* Given data
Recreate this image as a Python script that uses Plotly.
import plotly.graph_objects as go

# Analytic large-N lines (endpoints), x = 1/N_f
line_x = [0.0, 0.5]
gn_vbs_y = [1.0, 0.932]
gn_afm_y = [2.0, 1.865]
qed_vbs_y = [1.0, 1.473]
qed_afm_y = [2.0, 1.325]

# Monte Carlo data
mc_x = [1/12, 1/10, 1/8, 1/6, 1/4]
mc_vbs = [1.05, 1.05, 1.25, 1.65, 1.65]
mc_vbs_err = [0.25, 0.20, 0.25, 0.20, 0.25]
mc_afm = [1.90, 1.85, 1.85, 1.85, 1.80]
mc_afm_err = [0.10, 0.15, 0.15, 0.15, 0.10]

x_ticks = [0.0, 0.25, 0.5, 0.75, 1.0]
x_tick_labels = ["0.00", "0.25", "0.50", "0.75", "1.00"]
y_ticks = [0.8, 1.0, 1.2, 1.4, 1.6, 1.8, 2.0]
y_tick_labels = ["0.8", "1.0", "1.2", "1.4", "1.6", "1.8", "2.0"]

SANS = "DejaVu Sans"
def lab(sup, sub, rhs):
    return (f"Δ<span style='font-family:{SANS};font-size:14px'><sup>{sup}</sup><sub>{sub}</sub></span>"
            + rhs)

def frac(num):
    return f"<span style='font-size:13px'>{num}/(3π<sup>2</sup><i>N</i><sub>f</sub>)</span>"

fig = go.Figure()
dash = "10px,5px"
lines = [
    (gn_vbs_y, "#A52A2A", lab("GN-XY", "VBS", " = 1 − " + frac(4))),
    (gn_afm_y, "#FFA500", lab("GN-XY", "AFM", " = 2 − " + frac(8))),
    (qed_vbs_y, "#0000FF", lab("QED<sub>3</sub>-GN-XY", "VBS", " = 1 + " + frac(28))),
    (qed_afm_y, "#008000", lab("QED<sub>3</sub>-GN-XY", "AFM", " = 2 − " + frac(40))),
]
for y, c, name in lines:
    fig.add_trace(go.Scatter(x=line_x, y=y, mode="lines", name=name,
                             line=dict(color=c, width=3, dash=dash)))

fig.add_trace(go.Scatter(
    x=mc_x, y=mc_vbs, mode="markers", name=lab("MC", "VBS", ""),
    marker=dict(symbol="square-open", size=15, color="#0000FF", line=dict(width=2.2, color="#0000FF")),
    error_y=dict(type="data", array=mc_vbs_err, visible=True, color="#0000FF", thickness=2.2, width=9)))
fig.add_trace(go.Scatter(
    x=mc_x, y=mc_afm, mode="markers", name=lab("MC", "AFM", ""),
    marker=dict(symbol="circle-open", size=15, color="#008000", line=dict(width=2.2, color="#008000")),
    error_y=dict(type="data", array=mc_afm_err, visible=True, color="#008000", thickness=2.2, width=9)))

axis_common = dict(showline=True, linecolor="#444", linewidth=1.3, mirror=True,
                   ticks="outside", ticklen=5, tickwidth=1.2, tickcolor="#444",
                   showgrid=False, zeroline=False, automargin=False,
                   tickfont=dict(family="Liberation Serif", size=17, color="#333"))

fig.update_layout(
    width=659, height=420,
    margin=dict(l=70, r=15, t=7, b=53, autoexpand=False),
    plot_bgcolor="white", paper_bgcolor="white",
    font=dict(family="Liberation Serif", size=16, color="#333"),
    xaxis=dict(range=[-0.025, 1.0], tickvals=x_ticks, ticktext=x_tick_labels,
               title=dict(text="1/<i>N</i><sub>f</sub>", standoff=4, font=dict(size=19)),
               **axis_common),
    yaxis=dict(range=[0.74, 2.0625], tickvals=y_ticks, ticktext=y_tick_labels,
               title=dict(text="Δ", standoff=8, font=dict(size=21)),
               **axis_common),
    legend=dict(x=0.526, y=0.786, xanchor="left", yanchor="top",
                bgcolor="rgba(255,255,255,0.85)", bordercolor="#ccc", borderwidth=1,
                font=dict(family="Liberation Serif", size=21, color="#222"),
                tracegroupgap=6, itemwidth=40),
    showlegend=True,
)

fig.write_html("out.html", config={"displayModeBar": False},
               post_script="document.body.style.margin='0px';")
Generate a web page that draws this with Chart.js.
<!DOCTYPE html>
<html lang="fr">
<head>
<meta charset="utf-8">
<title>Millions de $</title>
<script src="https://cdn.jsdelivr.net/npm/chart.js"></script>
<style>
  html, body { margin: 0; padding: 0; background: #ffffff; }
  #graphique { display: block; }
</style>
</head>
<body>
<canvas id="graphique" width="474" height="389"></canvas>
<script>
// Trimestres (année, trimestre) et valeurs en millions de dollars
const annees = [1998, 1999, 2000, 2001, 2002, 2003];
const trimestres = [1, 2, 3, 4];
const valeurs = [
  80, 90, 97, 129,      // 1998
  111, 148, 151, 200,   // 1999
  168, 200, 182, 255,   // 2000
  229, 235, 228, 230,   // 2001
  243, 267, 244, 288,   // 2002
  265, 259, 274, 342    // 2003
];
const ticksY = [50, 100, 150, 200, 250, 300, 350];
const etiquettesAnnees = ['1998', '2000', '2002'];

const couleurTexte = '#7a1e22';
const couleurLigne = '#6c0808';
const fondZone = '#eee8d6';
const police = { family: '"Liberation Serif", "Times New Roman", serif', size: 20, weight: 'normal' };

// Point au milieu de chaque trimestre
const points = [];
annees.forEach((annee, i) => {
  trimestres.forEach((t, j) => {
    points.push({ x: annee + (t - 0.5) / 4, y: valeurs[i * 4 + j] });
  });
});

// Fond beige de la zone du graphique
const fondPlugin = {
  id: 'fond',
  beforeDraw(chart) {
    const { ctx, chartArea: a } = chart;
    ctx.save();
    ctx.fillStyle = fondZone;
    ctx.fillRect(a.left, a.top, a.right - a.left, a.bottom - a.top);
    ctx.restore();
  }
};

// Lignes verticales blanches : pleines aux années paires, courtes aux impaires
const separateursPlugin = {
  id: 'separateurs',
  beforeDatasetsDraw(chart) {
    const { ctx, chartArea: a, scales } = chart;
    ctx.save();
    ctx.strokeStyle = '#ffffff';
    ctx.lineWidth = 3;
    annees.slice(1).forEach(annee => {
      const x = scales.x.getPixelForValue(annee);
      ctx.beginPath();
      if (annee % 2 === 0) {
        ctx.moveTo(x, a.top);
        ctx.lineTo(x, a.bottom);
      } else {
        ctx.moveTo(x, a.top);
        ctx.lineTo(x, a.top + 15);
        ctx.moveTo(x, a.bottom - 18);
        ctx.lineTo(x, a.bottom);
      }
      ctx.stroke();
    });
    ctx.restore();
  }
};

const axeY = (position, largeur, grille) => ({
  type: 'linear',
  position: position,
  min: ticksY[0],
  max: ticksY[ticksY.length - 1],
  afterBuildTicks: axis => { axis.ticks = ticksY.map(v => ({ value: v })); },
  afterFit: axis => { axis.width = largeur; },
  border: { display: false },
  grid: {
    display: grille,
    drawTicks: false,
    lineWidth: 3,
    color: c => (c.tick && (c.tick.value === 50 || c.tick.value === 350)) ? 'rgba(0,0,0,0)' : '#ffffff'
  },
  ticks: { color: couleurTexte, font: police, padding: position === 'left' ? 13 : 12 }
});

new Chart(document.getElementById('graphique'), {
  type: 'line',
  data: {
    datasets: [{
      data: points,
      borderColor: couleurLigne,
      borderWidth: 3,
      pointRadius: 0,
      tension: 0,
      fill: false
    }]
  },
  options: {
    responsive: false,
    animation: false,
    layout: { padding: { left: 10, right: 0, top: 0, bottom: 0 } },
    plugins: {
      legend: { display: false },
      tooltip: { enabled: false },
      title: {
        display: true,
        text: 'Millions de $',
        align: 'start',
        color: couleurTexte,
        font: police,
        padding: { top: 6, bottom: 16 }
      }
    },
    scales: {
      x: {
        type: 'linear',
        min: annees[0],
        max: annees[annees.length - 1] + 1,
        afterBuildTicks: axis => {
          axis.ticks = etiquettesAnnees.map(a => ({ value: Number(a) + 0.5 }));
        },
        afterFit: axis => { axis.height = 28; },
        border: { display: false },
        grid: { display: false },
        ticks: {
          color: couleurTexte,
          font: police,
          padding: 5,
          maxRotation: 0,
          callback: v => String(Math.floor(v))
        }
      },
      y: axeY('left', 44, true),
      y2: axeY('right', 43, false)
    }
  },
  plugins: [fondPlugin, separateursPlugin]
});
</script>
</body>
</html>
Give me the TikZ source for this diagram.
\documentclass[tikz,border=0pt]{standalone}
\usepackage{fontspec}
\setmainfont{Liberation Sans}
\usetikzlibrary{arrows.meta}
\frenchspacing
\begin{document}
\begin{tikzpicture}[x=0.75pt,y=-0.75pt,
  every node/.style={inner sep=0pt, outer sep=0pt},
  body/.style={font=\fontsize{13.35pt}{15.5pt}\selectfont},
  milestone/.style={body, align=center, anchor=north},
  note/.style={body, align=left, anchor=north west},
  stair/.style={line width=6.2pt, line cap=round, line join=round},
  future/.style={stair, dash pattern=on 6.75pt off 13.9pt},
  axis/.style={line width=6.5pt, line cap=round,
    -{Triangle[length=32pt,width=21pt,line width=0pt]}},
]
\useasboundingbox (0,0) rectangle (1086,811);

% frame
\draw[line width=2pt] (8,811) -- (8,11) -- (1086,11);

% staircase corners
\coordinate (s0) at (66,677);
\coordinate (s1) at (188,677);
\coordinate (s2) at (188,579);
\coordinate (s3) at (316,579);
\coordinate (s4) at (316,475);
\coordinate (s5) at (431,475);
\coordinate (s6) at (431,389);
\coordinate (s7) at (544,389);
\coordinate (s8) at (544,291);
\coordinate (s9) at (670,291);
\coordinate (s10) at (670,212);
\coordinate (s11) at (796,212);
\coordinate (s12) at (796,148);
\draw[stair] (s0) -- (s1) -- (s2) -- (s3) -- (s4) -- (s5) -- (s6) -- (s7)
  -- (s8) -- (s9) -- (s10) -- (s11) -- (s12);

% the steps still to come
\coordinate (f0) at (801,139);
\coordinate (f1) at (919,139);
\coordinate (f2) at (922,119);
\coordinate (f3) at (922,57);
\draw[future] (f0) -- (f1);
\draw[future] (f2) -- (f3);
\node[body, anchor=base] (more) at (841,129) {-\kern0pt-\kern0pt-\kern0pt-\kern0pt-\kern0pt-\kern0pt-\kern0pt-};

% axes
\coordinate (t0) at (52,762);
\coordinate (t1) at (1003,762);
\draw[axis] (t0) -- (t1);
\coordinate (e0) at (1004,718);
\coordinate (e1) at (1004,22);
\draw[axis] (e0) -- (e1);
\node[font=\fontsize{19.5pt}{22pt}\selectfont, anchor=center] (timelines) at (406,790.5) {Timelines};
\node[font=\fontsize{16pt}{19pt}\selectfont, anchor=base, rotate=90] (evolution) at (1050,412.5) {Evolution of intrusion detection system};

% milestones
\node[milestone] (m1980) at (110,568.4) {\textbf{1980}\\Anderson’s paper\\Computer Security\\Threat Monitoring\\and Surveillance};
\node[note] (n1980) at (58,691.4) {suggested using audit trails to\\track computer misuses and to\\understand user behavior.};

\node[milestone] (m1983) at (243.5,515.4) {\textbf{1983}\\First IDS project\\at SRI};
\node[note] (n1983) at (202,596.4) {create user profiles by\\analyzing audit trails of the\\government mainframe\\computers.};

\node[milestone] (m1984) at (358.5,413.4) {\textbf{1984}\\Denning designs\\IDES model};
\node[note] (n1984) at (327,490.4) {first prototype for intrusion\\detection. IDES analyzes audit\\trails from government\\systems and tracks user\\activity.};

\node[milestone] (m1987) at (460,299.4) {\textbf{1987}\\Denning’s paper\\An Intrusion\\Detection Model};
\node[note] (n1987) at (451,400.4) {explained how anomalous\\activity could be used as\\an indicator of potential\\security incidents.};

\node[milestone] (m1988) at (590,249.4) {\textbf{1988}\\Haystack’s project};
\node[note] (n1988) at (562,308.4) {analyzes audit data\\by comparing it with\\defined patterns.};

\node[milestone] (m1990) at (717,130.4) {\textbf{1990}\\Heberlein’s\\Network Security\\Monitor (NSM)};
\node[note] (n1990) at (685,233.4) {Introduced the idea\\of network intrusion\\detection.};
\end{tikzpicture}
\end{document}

* Aim of the exercise
Show all lines in the entries above where the string "that" appears.

* Response to this exercise
Recreate this image as a Python script that uses Plotly.
Generate a web page that draws this with Chart.js.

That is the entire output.